On Thu, Sep 8, 2022 at 10:45 PM Paolo Abeni <pabeni@xxxxxxxxxx> wrote:
>
> On Thu, 2022-09-08 at 15:56 +0200, Matthieu Baerts wrote:
> > Hi Menglong,
> >
> > On 07/09/2022 13:11, menglong8.dong@xxxxxxxxx wrote:
> > > From: Menglong Dong <imagedong@xxxxxxxxxxx>
> > >
> > > The mptcp socket and its subflow sockets in accept queue can't be
> > > released after the process exit.
> > >
> > > While the release of a mptcp socket in listening state, the
> > > corresponding tcp socket will be released too. Meanwhile, the tcp
> > > socket in the unaccept queue will be released too.
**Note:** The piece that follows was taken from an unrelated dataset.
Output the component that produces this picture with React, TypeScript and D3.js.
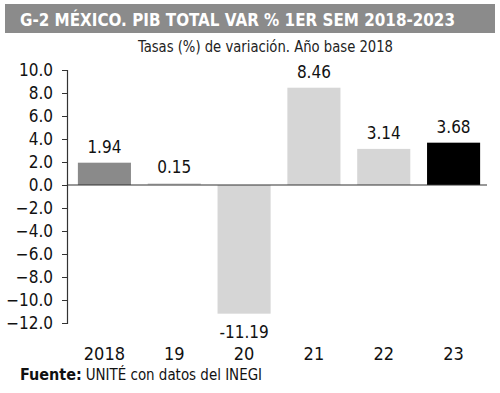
import { useEffect, useRef } from "react";
import * as d3 from "d3";

const WIDTH = 500;
const HEIGHT = 393;
const FONT = "'DejaVu Sans Condensed', 'Liberation Sans Narrow', 'DejaVu Sans', sans-serif";

const years = ["2018", "19", "20", "21", "22", "23"];
const values = [1.94, 0.15, -11.19, 8.46, 3.14, 3.68];
const labels = ["1.94", "0.15", "-11.19", "8.46", "3.14", "3.68"];
const barColors = ["#8a8a8a", "#d6d6d6", "#d6d6d6", "#d6d6d6", "#d6d6d6", "#000000"];
const yTicks = [10, 8, 6, 4, 2, 0, -2, -4, -6, -8, -10, -12];

const App = () => {
  const svgRef = useRef<SVGSVGElement | null>(null);

  useEffect(() => {
    const svg = d3.select(svgRef.current);
    svg.selectAll("*").remove();

    const x = d3
      .scaleBand()
      .domain(years)
      .range([69.5, 488.5])
      .paddingInner(0.24)
      .paddingOuter(0.12);
    const y = d3.scaleLinear().domain([-12, 10]).range([323, 70]);

    // title bar
    svg
      .append("rect")
      .attr("x", 5)
      .attr("y", 4)
      .attr("width", 490)
      .attr("height", 29)
      .attr("fill", "#8b8b8b");
    svg
      .append("text")
      .attr("x", 20)
      .attr("y", 26)
      .attr("fill", "#fff")
      .attr("font-weight", "bold")
      .attr("font-size", 17)
      .attr("textLength", 435)
      .attr("lengthAdjust", "spacingAndGlyphs")
      .text("G-2 MÉXICO. PIB TOTAL VAR % 1ER SEM 2018-2023");
    svg
      .append("text")
      .attr("x", 138)
      .attr("y", 52)
      .attr("fill", "#222")
      .attr("font-size", 16)
      .attr("textLength", 255)
      .attr("lengthAdjust", "spacingAndGlyphs")
      .text("Tasas (%) de variación. Año base 2018");

    // bars
    svg
      .append("g")
      .selectAll("rect")
      .data(values)
      .join("rect")
      .attr("x", (_, i) => x(years[i])!)
      .attr("width", x.bandwidth())
      .attr("y", (d) => y(Math.max(0, d)))
      .attr("height", (d) => Math.abs(y(d) - y(0)))
      .attr("fill", (_, i) => barColors[i]);

    // value labels
    svg
      .append("g")
      .selectAll("text")
      .data(values)
      .join("text")
      .attr("x", (_, i) => x(years[i])! + x.bandwidth() / 2)
      .attr("y", (d) => (d >= 0 ? y(d) - 10 : y(d) + 24))
      .attr("text-anchor", "middle")
      .attr("font-size", 17)
      .attr("fill", "#111")
      .text((_, i) => labels[i]);

    // y axis
    const yAxis = svg
      .append("g")
      .attr("transform", "translate(67,0)")
      .call(
        d3
          .axisLeft(y)
          .tickValues(yTicks)
          .tickSize(5)
          .tickPadding(9)
          .tickFormat((d) => d3.format(".1f")(d as number))
      );
    yAxis.select(".domain").attr("stroke", "#333").attr("stroke-width", 1.2);
    yAxis.selectAll("line").attr("stroke", "#333");
    yAxis
      .selectAll("text")
      .attr("font-family", FONT)
      .attr("font-size", 17)
      .attr("fill", "#111");

    // zero line
    svg
      .append("line")
      .attr("x1", 67)
      .attr("x2", 487)
      .attr("y1", y(0))
      .attr("y2", y(0))
      .attr("stroke", "#333")
      .attr("stroke-width", 1.2);

    // x labels
    svg
      .append("g")
      .selectAll("text")
      .data(years)
      .join("text")
      .attr("x", (d) => x(d)! + x.bandwidth() / 2)
      .attr("y", 360)
      .attr("text-anchor", "middle")
      .attr("font-size", 18)
      .attr("fill", "#111")
      .text((d) => d);

    // source
    const fuente = svg
      .append("text")
      .attr("x", 20)
      .attr("y", 380)
      .attr("font-size", 16)
      .attr("font-weight", "bold")
      .attr("fill", "#111")
      .text("Fuente:");
    const w = (fuente.node() as SVGTextElement).getComputedTextLength();
    const start = 20 + w + 4;
    svg
      .append("text")
      .attr("x", start)
      .attr("y", 380)
      .attr("font-size", 16)
      .attr("fill", "#111")
      .attr("textLength", 262 - start)
      .attr("lengthAdjust", "spacingAndGlyphs")
      .text("UNITÉ con datos del INEGI");
  }, []);

  return (
    <svg
      ref={svgRef}
      width={WIDTH}
      height={HEIGHT}
      style={{ position: "absolute", left: 0, top: 0, background: "#fff", fontFamily: FONT }}
    />
  );
};

export default App;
However, only init
> > > subflow is in the unaccept queue, and the joined subflow is not in the
> > > unaccept queue, which makes the joined subflow won't be released, and
> > > therefore the corresponding unaccepted mptcp socket will not be released
> > > to.
> >
> > Thank you for the v3.
> >
> > Unfortunately, our CI found a possible recursive locking:
> >
> > > - KVM Validation: debug:
> > > - Unstable: 1 failed test(s): selftest_mptcp_join - Critical: 1 Call Trace(s) ❌:
> > > - Task: https://cirrus-ci.com/task/5418283233968128
> > > - Summary: https://api.cirrus-ci.com/v1/artifact/task/5418283233968128/summary/summary.txt
> >
> > https://lore.kernel.org/mptcp/4e6d3d9e-1f1a-23ae-cb56-2d4f043f17ae@xxxxxxxxx/T/#u
> >
> > Do you mind looking at it please?
>
> Ah, that is actually a false positive, but we must silence it. The main
> point is that the lock_sock() in mptcp_close() rightfully lacks the
> _nested annotation.
>
> Instead of adding such annotation only for this call site, which would
> be both ugly and dangerous, I suggest to factor_out from mptcp_close()
> all the code the run under the socket lock, say in:
>
> bool __mptcp_close(struct sock *sk, long timeout)
> // return true if the caller need to cancel the mptcp worker
> // (outside the socket lock)
>
> and then in mptcp_subflow_queue_clean():
>
> sock_hold(sk);
>
> slow = lock_sock_fast_nested(sk);
> next = msk->dl_next;
> msk->first = NULL;
> msk->dl_next = NULL;
> do_cancel_work = __mptcp_close(sk, 0);
> unlock_sock_fast(sk, slow);
>
> if (do_cancel_work)
> mptcp_cancel_work(sk);
> sock_put(sk);
>
> All the above could require 2 different patches, 1 to factor-out the
> helper, and 1 to actually implement the fix.
>

Thanks for your explanation! As Matthieu said, I'll send the next
version to the MPTCP mailing list only.

Thanks!
Menglong Dong

> Cheers,
>
> Paolo
>